Participant-Driven: Converging Around Ethical Questions in Special Collections

Sponsored by California Rare Book School

Special collections librarians have long grappled with ethical questions unique to the types of materials in our collections and the particular modes of acquisition through which they enter. The 2003 ACRL Code of Ethics for Special Collections Librarians skillfully addresses many of these, including the need for professional boundaries (between personal and institutional collecting or librarians and the rare books market, for example) and professional judgment (such as situations in which preservation needs conflict with a commitment to free access).

Sponsored by the Task Force to Revise the Code of Ethics for Special Collections Librarians, this participant-driven session serves as a means to gain input from RBMS members on new and transformed ethical questions attendant to our current reality of the democratization of collections, the omnipresence of digitization, and our heightened sensitivity to the need to include and protect diverse voices and perspectives in our practice.
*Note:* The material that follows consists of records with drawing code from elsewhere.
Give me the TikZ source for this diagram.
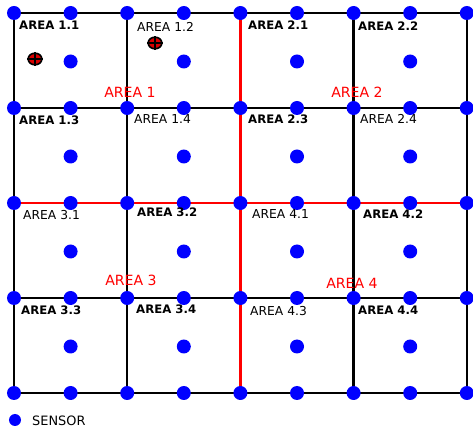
\documentclass[tikz,border=0pt]{standalone}
\usepackage{fontspec}
\setmainfont{DejaVu Sans}
\usetikzlibrary{shapes.geometric}

\tikzset{
  sensor/.style={circle, fill=blue, minimum size=4.2mm, inner sep=0pt},
  gridline/.style={line width=2.2pt},
  arealine/.style={line width=2.2pt, red},
  cell/.style={anchor=north west, inner sep=0pt, font=\fontsize{10.5}{12}\selectfont},
  cellb/.style={cell, font=\fontsize{10}{12}\selectfont\bfseries},
  area/.style={red, inner sep=0pt, font=\fontsize{12}{14}\selectfont},
  target/.style={ellipse, draw, line width=1.4pt, fill=red!85!black,
                 minimum width=4.1mm, minimum height=3.5mm, inner sep=0pt}
}

\begin{document}
\begin{tikzpicture}[x=0.03cm, y=-0.03cm]
  \useasboundingbox (0,0) rectangle (473,430);

  % points on the horizontal lines
  \foreach \r in {0,...,4}
    \foreach \k in {0,...,8}
      \coordinate (g-\r-\k) at ({14+56.6*\k}, {13+95*\r});

  % cell borders
  \foreach \r in {0,1,3,4}
    \draw[gridline] (g-\r-0) -- (g-\r-8);
  \foreach \k in {0,2,6,8}
    \draw[gridline] (g-0-\k) -- (g-4-\k);
  % area borders
  \draw[arealine] (g-2-0) -- (g-2-8);
  \draw[arealine] (g-0-4) -- (g-4-4);

  % sensors
  \foreach \r in {0,...,4}
    \foreach \k in {0,...,8}
      \node[sensor] (s-\r-\k) at (g-\r-\k) {};
  \foreach \r in {0,...,3}
    \foreach \c in {0,...,3}
      \node[sensor] (m-\r-\c) at ({14+56.6*(2*\c+1)}, {61.5+95*\r}) {};

  % cell names
  \foreach \a/\b/\x/\y in {1/1/19/21, 1/3/19/116, 2/1/248/21, 2/2/358/22,
                           2/3/248/115, 3/2/137/208, 3/3/21/306, 3/4/136/305,
                           4/2/363/210, 4/4/358/306}
    \node[cellb] (l-\a-\b) at (\x,\y) {AREA \a.\b};
  \foreach \a/\b/\x/\y in {1/2/137/22, 1/4/134/114, 2/4/360/114,
                           3/1/23/210, 4/1/252/209, 4/3/250/306}
    \node[cell] (l-\a-\b) at (\x,\y) {AREA \a.\b};

  % area names
  \foreach \n/\x/\y in {1/130/92, 2/357/92, 3/131/280, 4/352/283}
    \node[area] (a-\n) at (\x,\y) {AREA \n};

  % targets
  \foreach \n/\x/\y in {1/35/59, 2/155/43} {
    \node[target] (t-\n) at (\x,\y) {};
    \draw[line width=0.9pt] (t-\n.north) -- (t-\n.south) (t-\n.west) -- (t-\n.east);
  }

  % legend
  \node[sensor, minimum size=3.6mm] (key) at (15,420) {};
  \node[anchor=west, inner sep=0pt, font=\fontsize{11}{13}\selectfont]
    (key-text) at (32,421) {SENSOR};
\end{tikzpicture}
\end{document}
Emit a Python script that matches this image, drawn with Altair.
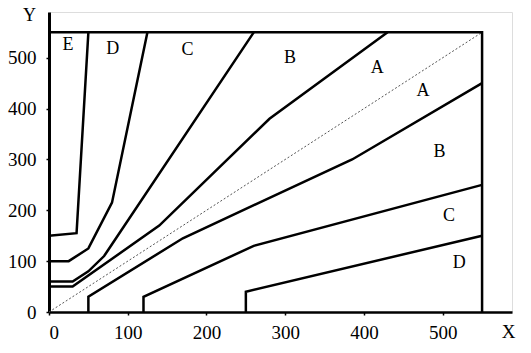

We will encourage free and open discussion around three major ethical themes:

  • Privacy and disclosure concerns arising from our willingness to democratize all of our materials
  • Navigation of personal bias in collecting and describing materials representing diverse perspectives and voices, especially in relation to community collecting
  • The ongoing fight to balance preservation and access in both the analog and digital realms

Discussants will introduce one theme with a brief exploration of an ethical issue or situation they have encountered. Afterward, participants will join one of three theme-based discussion groups to explore a topic more deeply.